◆ Problem details: Using the listing below, output only the lines from the one that contains "Give me the Plotly source for this chart." through the one that contains "return 1 - y / H", inclusive, exactly as given and without images.

◆ Information shown:
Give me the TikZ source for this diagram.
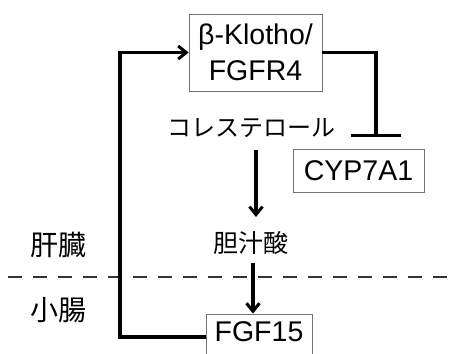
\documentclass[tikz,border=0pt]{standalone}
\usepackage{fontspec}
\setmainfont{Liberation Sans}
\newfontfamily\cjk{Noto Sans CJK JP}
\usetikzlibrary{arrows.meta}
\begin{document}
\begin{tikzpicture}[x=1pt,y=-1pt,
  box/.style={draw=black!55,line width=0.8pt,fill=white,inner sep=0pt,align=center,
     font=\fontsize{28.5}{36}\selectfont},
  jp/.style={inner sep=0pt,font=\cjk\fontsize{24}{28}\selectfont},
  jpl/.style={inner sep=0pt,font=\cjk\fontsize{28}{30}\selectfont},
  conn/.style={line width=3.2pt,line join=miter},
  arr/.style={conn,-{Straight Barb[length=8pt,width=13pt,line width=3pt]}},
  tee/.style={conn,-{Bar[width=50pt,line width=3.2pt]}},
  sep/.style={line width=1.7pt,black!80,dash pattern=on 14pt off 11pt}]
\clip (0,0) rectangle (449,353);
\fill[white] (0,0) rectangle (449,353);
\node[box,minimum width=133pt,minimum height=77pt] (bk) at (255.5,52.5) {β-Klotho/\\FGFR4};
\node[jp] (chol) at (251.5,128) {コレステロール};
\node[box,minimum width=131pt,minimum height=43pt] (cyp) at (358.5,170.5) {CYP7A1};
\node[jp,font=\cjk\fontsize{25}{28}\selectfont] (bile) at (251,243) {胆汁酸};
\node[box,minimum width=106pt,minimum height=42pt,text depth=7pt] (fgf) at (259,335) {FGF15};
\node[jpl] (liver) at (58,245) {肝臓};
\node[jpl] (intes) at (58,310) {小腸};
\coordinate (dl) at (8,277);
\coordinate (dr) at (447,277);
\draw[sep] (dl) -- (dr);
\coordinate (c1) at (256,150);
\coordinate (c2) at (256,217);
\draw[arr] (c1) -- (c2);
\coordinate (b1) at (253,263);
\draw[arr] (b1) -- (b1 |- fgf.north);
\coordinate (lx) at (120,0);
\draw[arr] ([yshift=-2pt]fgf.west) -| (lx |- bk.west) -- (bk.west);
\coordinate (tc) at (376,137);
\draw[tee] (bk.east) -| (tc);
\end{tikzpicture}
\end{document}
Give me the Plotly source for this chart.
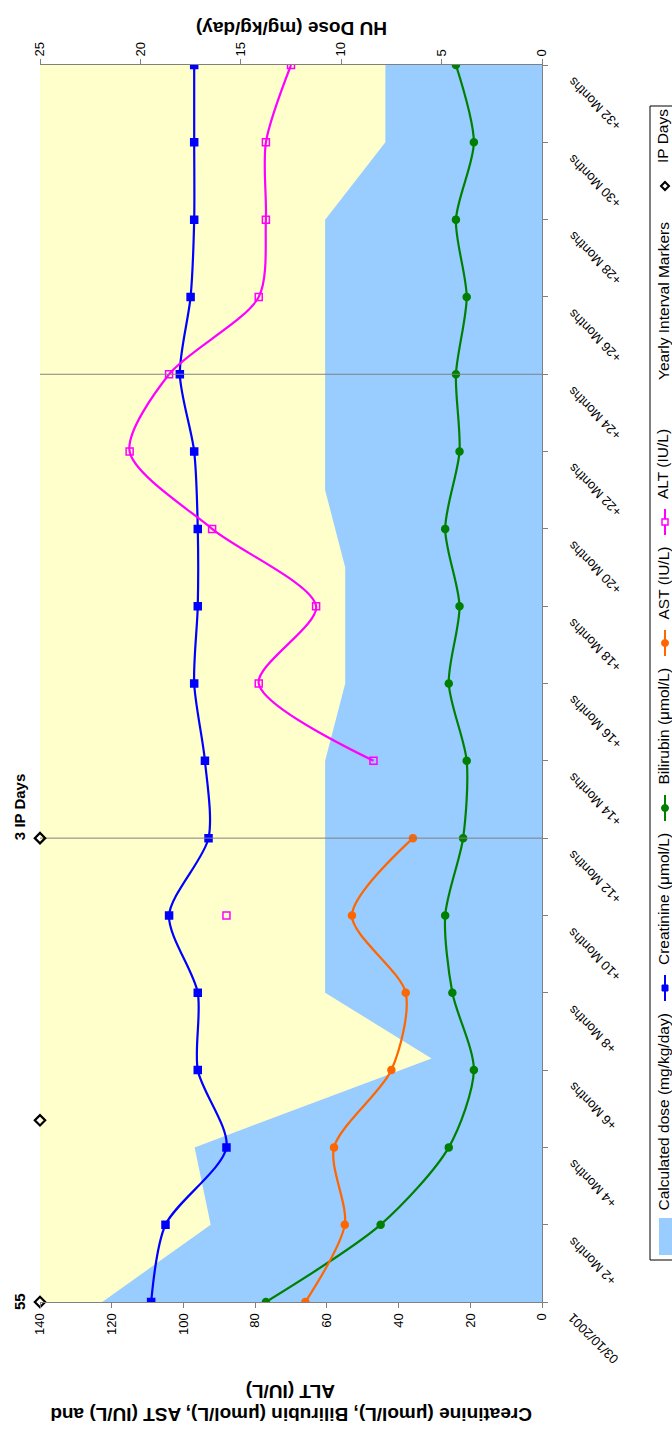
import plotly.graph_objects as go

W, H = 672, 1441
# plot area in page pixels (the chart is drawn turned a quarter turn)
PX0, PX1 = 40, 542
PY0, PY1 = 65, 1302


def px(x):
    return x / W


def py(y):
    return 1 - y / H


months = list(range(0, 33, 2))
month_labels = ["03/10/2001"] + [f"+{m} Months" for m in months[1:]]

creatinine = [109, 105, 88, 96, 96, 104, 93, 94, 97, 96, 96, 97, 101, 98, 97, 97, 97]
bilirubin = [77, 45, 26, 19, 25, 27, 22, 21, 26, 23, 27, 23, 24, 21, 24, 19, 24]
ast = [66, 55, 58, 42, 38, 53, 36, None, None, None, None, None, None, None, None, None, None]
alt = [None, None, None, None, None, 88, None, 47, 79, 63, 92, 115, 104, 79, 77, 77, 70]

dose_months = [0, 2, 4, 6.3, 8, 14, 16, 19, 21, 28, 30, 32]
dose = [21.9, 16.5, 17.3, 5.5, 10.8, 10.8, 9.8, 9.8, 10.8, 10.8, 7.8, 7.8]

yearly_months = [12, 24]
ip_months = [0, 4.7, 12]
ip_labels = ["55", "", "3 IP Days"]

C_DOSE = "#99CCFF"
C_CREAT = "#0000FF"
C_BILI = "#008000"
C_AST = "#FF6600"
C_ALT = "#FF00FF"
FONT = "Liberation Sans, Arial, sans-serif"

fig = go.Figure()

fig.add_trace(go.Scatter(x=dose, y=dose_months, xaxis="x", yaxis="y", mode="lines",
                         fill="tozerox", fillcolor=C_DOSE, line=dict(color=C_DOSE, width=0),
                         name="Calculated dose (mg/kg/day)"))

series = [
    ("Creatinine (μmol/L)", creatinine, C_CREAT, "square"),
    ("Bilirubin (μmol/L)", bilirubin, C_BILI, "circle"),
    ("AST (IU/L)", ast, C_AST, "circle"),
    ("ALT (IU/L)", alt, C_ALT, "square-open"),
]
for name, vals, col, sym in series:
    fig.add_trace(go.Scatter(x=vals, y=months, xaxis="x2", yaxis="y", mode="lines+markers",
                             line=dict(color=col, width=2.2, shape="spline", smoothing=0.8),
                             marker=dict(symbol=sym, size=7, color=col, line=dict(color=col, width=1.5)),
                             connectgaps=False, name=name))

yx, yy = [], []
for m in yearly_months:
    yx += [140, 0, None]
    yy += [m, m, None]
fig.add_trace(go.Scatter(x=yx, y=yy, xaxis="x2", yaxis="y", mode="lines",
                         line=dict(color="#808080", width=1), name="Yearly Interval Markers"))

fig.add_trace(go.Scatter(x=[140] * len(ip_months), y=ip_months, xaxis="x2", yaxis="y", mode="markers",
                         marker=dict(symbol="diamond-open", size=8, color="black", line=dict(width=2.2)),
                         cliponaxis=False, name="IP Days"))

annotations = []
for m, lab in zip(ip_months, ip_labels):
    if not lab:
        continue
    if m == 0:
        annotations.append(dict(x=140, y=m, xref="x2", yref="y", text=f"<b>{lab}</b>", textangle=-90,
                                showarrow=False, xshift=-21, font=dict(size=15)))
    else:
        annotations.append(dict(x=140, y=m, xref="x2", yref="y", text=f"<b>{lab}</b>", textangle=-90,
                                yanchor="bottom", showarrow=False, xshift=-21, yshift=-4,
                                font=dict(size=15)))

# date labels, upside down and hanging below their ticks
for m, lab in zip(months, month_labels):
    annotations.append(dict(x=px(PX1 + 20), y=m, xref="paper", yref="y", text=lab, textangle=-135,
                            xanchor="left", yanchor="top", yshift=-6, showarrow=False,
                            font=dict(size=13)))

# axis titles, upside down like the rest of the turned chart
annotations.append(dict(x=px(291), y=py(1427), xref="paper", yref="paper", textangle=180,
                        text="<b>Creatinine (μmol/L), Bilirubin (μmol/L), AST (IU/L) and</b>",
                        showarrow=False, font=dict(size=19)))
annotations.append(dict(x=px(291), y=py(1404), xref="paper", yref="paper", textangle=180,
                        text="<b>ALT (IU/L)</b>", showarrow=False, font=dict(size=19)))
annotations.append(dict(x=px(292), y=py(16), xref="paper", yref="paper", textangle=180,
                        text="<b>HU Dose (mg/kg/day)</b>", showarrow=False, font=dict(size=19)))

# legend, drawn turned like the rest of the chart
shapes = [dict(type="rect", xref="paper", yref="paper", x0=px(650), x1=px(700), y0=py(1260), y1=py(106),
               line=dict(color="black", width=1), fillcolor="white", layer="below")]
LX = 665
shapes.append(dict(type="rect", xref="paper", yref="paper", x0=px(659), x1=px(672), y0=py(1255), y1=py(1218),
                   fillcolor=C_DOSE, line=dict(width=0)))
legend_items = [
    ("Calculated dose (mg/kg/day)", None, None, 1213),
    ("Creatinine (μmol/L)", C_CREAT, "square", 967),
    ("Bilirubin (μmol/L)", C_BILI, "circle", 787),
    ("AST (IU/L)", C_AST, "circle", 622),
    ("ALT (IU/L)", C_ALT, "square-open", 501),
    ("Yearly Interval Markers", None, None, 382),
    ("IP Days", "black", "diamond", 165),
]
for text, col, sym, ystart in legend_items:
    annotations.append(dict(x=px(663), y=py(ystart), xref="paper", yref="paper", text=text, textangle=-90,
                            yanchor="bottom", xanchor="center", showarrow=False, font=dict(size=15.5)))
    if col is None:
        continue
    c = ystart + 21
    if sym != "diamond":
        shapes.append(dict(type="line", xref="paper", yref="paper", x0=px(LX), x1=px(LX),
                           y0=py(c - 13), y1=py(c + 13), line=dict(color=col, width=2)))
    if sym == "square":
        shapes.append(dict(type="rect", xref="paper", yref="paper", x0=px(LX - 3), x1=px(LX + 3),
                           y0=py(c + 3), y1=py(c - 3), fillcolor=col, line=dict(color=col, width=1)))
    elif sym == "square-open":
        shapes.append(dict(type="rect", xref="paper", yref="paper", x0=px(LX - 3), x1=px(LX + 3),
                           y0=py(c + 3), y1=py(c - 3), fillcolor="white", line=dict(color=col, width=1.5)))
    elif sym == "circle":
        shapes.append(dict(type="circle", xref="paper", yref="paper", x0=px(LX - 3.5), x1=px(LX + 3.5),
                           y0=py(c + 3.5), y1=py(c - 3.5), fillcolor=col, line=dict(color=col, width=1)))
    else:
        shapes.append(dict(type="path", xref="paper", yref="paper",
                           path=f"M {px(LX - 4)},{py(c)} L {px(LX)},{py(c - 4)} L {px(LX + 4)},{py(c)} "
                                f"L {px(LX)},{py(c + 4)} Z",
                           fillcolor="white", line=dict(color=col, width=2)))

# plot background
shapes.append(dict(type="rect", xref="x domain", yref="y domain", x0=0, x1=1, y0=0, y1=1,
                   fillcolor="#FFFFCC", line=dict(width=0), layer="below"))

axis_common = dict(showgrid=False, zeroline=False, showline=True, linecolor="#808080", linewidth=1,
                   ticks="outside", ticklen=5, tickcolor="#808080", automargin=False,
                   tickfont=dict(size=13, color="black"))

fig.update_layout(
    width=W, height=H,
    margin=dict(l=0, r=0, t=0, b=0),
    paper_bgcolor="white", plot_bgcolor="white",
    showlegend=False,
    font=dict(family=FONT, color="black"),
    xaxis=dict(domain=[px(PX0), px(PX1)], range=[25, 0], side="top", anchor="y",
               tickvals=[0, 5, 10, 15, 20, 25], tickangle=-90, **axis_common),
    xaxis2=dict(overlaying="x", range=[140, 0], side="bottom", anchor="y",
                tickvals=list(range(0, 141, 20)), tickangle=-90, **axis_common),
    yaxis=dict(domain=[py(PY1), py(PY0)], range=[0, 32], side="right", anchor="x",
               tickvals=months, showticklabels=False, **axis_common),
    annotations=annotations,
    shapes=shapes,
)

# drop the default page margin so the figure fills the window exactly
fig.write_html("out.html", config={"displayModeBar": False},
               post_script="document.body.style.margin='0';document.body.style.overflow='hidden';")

◆ Solution to this exercise:
Give me the Plotly source for this chart.
import plotly.graph_objects as go

W, H = 672, 1441
# plot area in page pixels (the chart is drawn turned a quarter turn)
PX0, PX1 = 40, 542
PY0, PY1 = 65, 1302


def px(x):
    return x / W


def py(y):
    return 1 - y / H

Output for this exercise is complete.